Rechtsextremismus: Razzia gegen Neonaziforum "Thiazi.net"

Erstveröffentlicht: 
14.06.2012

Das BKA ermittelt gegen "Thiazi", das bedeutendste rechtsextremistische Internetforum im deutschsprachigen Raum. Die Polizei durchsucht Wohnungen und nimmt vier Verdächtige fest.


Mit einer Großrazzia sind Beamte des Bundeskriminalamtes (BKA) und Polizisten aus elf Bundesländern am frühen Donnerstagmorgen gegen die Betreiber des wichtigsten deutschen Neonazi-Internet-Forums, Thiazi.net, vorgegangen. Vier Beschuldigte, gegen die Haftbefehlen vorlagen, wurden festgenommen. Die federführende Staatsanwaltschaft Rostock ermittelt wegen des Verdachts der Bildung einer kriminellen Vereinigung.

Die Hauptbeschuldigten sind laut BKA ein 30-jähriger Erzieher aus Mecklenburg-Vorpommern und eine 30-jährige Hausfrau und Mutter aus Baden-Württemberg, laut SWR aus Untereisesheim bei Heilbronn. Die beiden sollen seit Jahren maßgeblich für das Thiazi-Forum verantwortlich sein; die Ermittlungen begannen laut BKA bereits 2009.

Nach Informationen dieser Zeitung könnte es sich bei den Beschuldigten um die als „Thiazi-Chef“ geltende Person mit dem Benutzernamen „WPMP3“ handeln sowie um „Fjörgyn“, die für die technische Infrastruktur zuständig ist. Über mögliche Kontakte zu rechtsextremen Organisationen oder Parteien wollte das BKA nichts sagen.

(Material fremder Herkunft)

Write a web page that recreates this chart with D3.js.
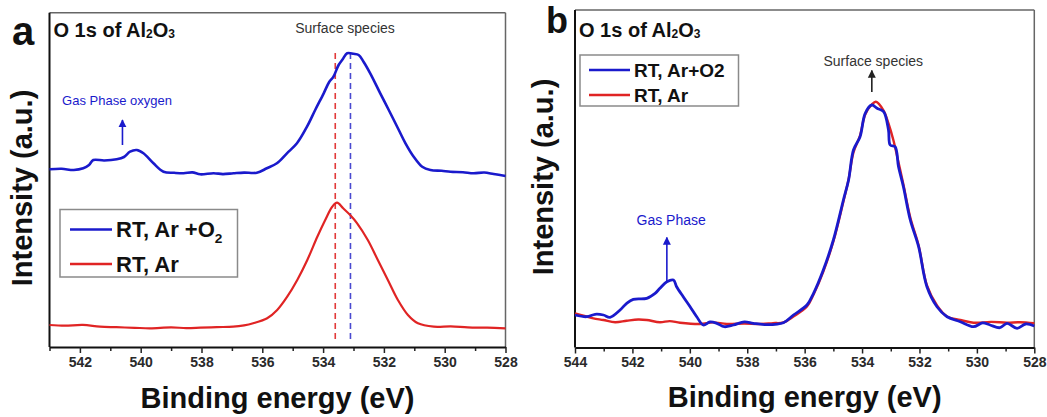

Insgesamt beschuldigen die Ermittler 26 Menschen im Alter von 22 bis 64 Jahren aus ganz Deutschland, auf Thiazi.net mehr als 2400 Liedtexte und 1400 Tonträger zum Download angeboten zu haben. Darin wird laut BKA regelmäßig zu Hass und Gewalt gegen Ausländer, Juden und Menschen anderer Hautfarbe aufgestachelt. Auch Holocaust-Leugnung und Verherrlichung des Nationalsozialismus finden sich in dem Forum, das rund 20000 registrierte Nutzer hat und auf Servern in den USA läuft. Am Nachmittag war Thiazi.net zumindest zeitweise nicht mehr erreichbar.

Wer sich für die nichtöffentlichen Foren der „germanischen Weltnetzgemeinschaft“ (Thiazi über Thiazi) registriert, muss Fragen nach seinen „Wurzeln“, dem „Stammesbild“ und der „Unterrasse“ beantworten, der er oder sie sich zugehörig fühlt. Das Spektrum der ausgetauschten Informationen reicht von banalen Basteltipps für Autos bis zu Schnittmustern für Hakenkreuzflaggen, von politischen Debatten („Anleitung zur legalen Holocaustleugnung“) bis zu Terminen für konspirative Rechtsrockkonzerte.

Durchsucht wurden am Donnerstag 24 Wohnungen und Geschäftsräume, die meisten in Mecklenburg-Vorpommern und Baden-Württemberg. Auch eine Wohnung in Großbritannien erhielt Polizeibesuch. Die Beamten stellten Computer, Datenträger und Unterlagen auf Papier sicher.